Spectacles have always been a mind-boggling initiative for Snapchat parent Snap (NYSE: SNAP). Despite the fact that Snap had no prior meaningful experience in camera hardware, Spectacles drive almost no engagement on the core platform, and the company previously had to eat a $40 million charge related to horrendous sales, CEO Evan Spiegel still refuses to give up on his Spectacles fantasy.
It turns out that Spiegel's fixation with Spectacles contributed to the resignation of Snap's former CFO, Drew Vollero.
Vollero left due to wasteful hardware spending
The Wall Street Journal (subscription required) is out with a blockbuster report detailing Spiegel's controversial management style, providing investors with new insight into how the beleaguered social media company is run. Among many details included in the report is a revelation that Vollero had expressed concern to Spiegel over ongoing investments in hardware.
While Snap has never disclosed just how much it has spent developing Spectacles, investors knew that the company was initially selling the first-generation $130 models at a per-unit loss of about $100. Subsequent versions have had prices increased, presumably to reduce the losses. The third-generation models that are reportedly in the works are expected to be priced at a whopping $350. At that price point, Snap might not lose money up front, but probably won't sell very many units due to the steep price. That also means that the company's hardware operations will lack operating leverage, as its fixed costs will be spread across very few units.
Vollero left the company in May, replaced by Amazon.com finance veteran Tim Stone. Vollero quit "after clashing with Mr. Spiegel about the company's spending on hardware," according to the report.
Spiegel keeps the board in the dark
More broadly, the report also highlights other weaknesses in Spiegel's leadership. While Spiegel famously turned down a $3 billion offer from Facebook in 2013, the largest social media titan was still interested in buying Snapchat as recently as 2016. Spiegel still wasn't interested in selling, but more importantly didn't even inform the entire board of directors. Keeping the board in the dark regarding something so material further highlights Snap's terrible corporate governance structure.

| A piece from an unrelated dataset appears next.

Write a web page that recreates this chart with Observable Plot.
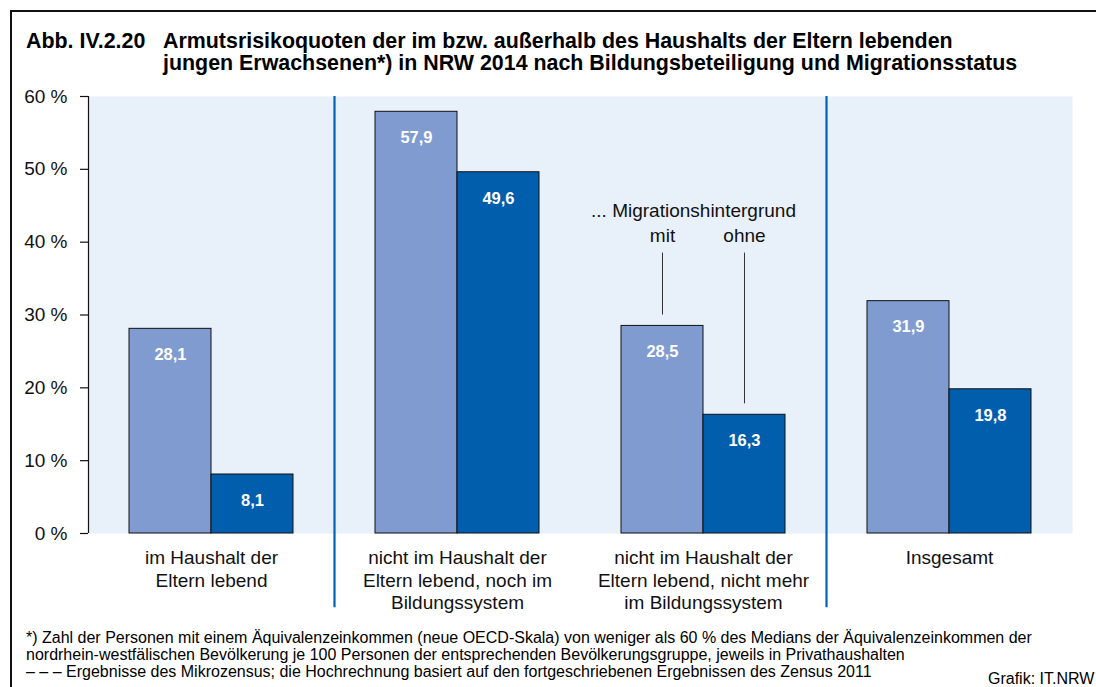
<!DOCTYPE html>
<html>
<head>
<meta charset="utf-8">
<script src="https://cdn.jsdelivr.net/npm/d3@7"></script>
<script src="https://cdn.jsdelivr.net/npm/@observablehq/plot@0.6"></script>
<style>
  html, body { margin: 0; padding: 0; background: #fff; overflow: hidden; }
  body { width: 1096px; height: 687px; position: relative; font-family: "Liberation Sans", Arial, sans-serif; color: #000; }
  #frameTop { position: absolute; left: 10px; top: 10px; width: 1086px; height: 2px; background: #111; }
  #frameLeft { position: absolute; left: 10px; top: 10px; width: 2px; height: 677px; background: #111; }
  .title { position: absolute; font-weight: bold; font-size: 21.4px; line-height: 22px; white-space: nowrap; }
  #chart { position: absolute; left: 0; top: 80px; }
  .foot { position: absolute; left: 26px; font-size: 16px; line-height: 17px; white-space: nowrap; }
</style>
</head>
<body>
<div id="frameTop"></div>
<div id="frameLeft"></div>
<div class="title" style="left:26px; top:29.5px;">Abb. IV.2.20</div>
<div class="title" style="left:163px; top:29.5px;">Armutsrisikoquoten der im bzw. außerhalb des Haushalts der Eltern lebenden</div>
<div class="title" style="left:163px; top:51.5px;">jungen Erwachsenen*) in NRW 2014 nach Bildungsbeteiligung und Migrationsstatus</div>
<div id="chart"></div>
<div class="foot" style="top:629px;">*) Zahl der Personen mit einem Äquivalenzeinkommen (neue OECD-Skala) von weniger als 60 % des Medians der Äquivalenzeinkommen der</div>
<div class="foot" style="top:646px;">nordrhein-westfälischen Bevölkerung je 100 Personen der entsprechenden Bevölkerungsgruppe, jeweils in Privathaushalten</div>
<div class="foot" style="top:663px;">– – – Ergebnisse des Mikrozensus; die Hochrechnung basiert auf den fortgeschriebenen Ergebnissen des Zensus 2011</div>
<div class="foot" style="left:988px; top:670px;">Grafik: IT.NRW</div>
<script>
const categories = [
  "im Haushalt der\nEltern lebend",
  "nicht im Haushalt der\nEltern lebend, noch im\nBildungssystem",
  "nicht im Haushalt der\nEltern lebend, nicht mehr\nim Bildungssystem",
  "Insgesamt"
];
const series = ["mit", "ohne"];
const valuesMit = [28.1, 57.9, 28.5, 31.9];
const valuesOhne = [8.1, 49.6, 16.3, 19.8];
const yTicks = [0, 10, 20, 30, 40, 50, 60];
const separators = [0.5, 2.5];
const annotationGroup = 2;

const colors = { mit: "#7F9BD0", ohne: "#005EAD" };
const fmt = v => v.toFixed(1).replace(".", ",");

const bars = [];
categories.forEach((c, i) => {
  bars.push({ group: i, series: "mit", value: valuesMit[i], x1: i - 1/3, x2: i });
  bars.push({ group: i, series: "ohne", value: valuesOhne[i], x1: i, x2: i + 1/3 });
});

const annBars = bars.filter(d => d.group === annotationGroup);

const plot = Plot.plot({
  width: 1096,
  height: 538,
  marginLeft: 88,
  marginRight: 24,
  marginTop: 16,
  marginBottom: 85,
  style: { fontFamily: "'Liberation Sans', Arial, sans-serif", background: "transparent", overflow: "visible" },
  x: { domain: [-0.5, 3.5], axis: null },
  y: { domain: [0, 60], axis: null },
  marks: [
    Plot.frame({ fill: "#E8F0FA", stroke: "none" }),
    Plot.rectY(bars, {
      x1: "x1", x2: "x2", y1: 0, y2: "value",
      fill: d => colors[d.series], stroke: "#111", strokeWidth: 1
    }),
    Plot.text(bars, {
      x: d => (d.x1 + d.x2) / 2, y: "value", text: d => fmt(d.value),
      dy: 26, fill: "white", fontWeight: "bold", fontSize: 16.5
    }),
    Plot.ruleX(separators, { y1: 60, y2: -10.2, stroke: "#0063B4", strokeWidth: 2.2, clip: false }),
    Plot.ruleX([-0.5], { y1: 0, y2: 60, stroke: "#111", strokeWidth: 1.2 }),
    Plot.axisY({
      ticks: yTicks, tickFormat: d => d + " %", tickSize: 8, tickPadding: 13,
      fontSize: 19, stroke: "#111", strokeWidth: 1.2, fill: "#111", label: null
    }),
    Plot.axisX({
      ticks: categories.map((c, i) => i), tickFormat: i => categories[i],
      anchor: "bottom", tickSize: 0, tickPadding: 15, fontSize: 19,
      lineHeight: 1.18, fill: "#111", label: null
    }),
    Plot.text(["... Migrationshintergrund"], {
      x: annotationGroup, y: 38.5, dx: -10, dy: -42.5, text: d => d,
      fontSize: 19, fill: "#111"
    }),
    Plot.text(annBars, {
      x: d => (d.x1 + d.x2) / 2, y: 38.5, dy: -17, text: "series",
      fontSize: 19, fill: "#111"
    }),
    Plot.ruleX(annBars, {
      x: d => (d.x1 + d.x2) / 2, y1: 38.5, y2: d => d.value + 1.5,
      stroke: "#333", strokeWidth: 1
    })
  ]
});
document.getElementById("chart").appendChild(plot);
</script>
</body>
</html>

Snap's corporate governance, which doesn't allow public shareholders to have any votes whatsoever, is such a joke that the company's annual meeting in August lasted just three minutes and consisted of one of Snap's lawyers reading prepared remarks about the election of a director. Investors were not given an opportunity to ask questions, which isn't all that surprising since Snap has made it abundantly clear that it only wants their money and is utterly uninterested in their input.
However, Spiegel is reportedly becoming more open to feedback from his lieutenants, and attempting to use data to inform major strategic decisions going forward, a departure from his historical style of relying almost entirely on his poor instincts. So that's good, I guess.